In June 1945 the Allied Military Government of the Province of Venezia Giulia (AMG-VG) took control, renaming it "Radio Trieste" and later reorganising it into the Ente Radio Teatro Trieste together with the local opera house and philharmonic. This body was short-lived and was dissolved in March 1947, when the autonomous Ente Radio Trieste was formally established.

== Free Territory of Trieste ==
On 15 September 1947 the Paris Peace Treaties created the Free Territory of Trieste. At the same time, Radio Trieste was reorganised as the official public broadcaster for Zone A, under the name Ente Radio Trieste.

The ERT maintained its own postal agency and enjoyed a measure of autonomy, producing original programmes in Italian and other local languages. Despite this, it remained closely linked to the Italian radio network and cultural institutions of the city.

With the entry into force of the Peace Treaties in 1947, for reasons of public accounting, all staff of the Allied Military Government, including those at the ERT, were dismissed and re-hired the following day. Until October 1948 there was no official relationship between the Ente Radio Trieste and the RAI, which regarded with concern the possibility of a permanent broadcaster in Trieste, as it had quickly developed from a small relay station into a radio production centre of European importance.

== Return to Italy ==
Following the London Memorandum of 1954, civil administration of Zone A passed to the Italian government on 25 October 1954. Radio Trieste re-entered the RAI network in August 1953, before the official handover, but retained several hours of local programming.

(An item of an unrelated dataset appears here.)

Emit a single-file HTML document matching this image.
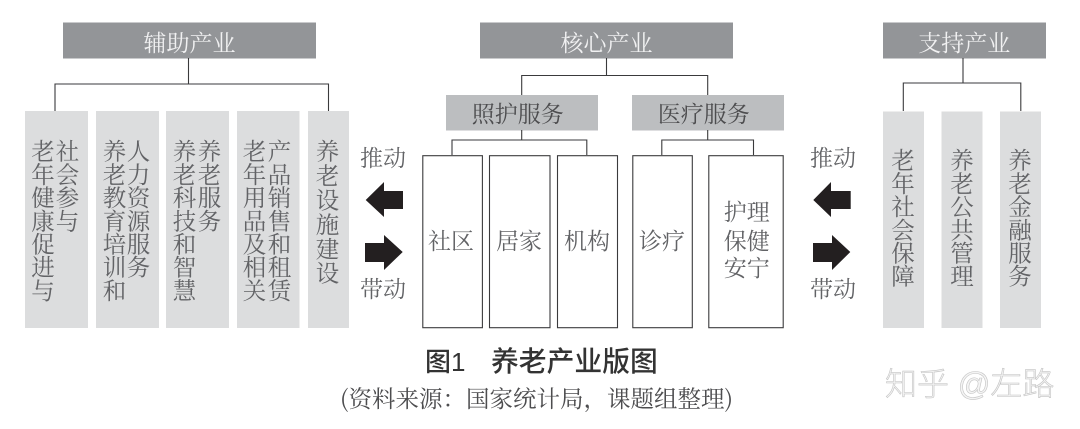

Ente Radio Trieste continued its activity under Italian administration until 1957, reorganised under Vittorio Malinverni as president, Guido Candussi as director and Luigi Fonda as deputy director. During this period it broadcast some RAI programmes, expanded Slovenian-language transmissions, and extended coverage to the provinces of Gorizia and Friuli. A convention between ERT and RAI formalised its suppression and the creation of Radio Trieste within the national network.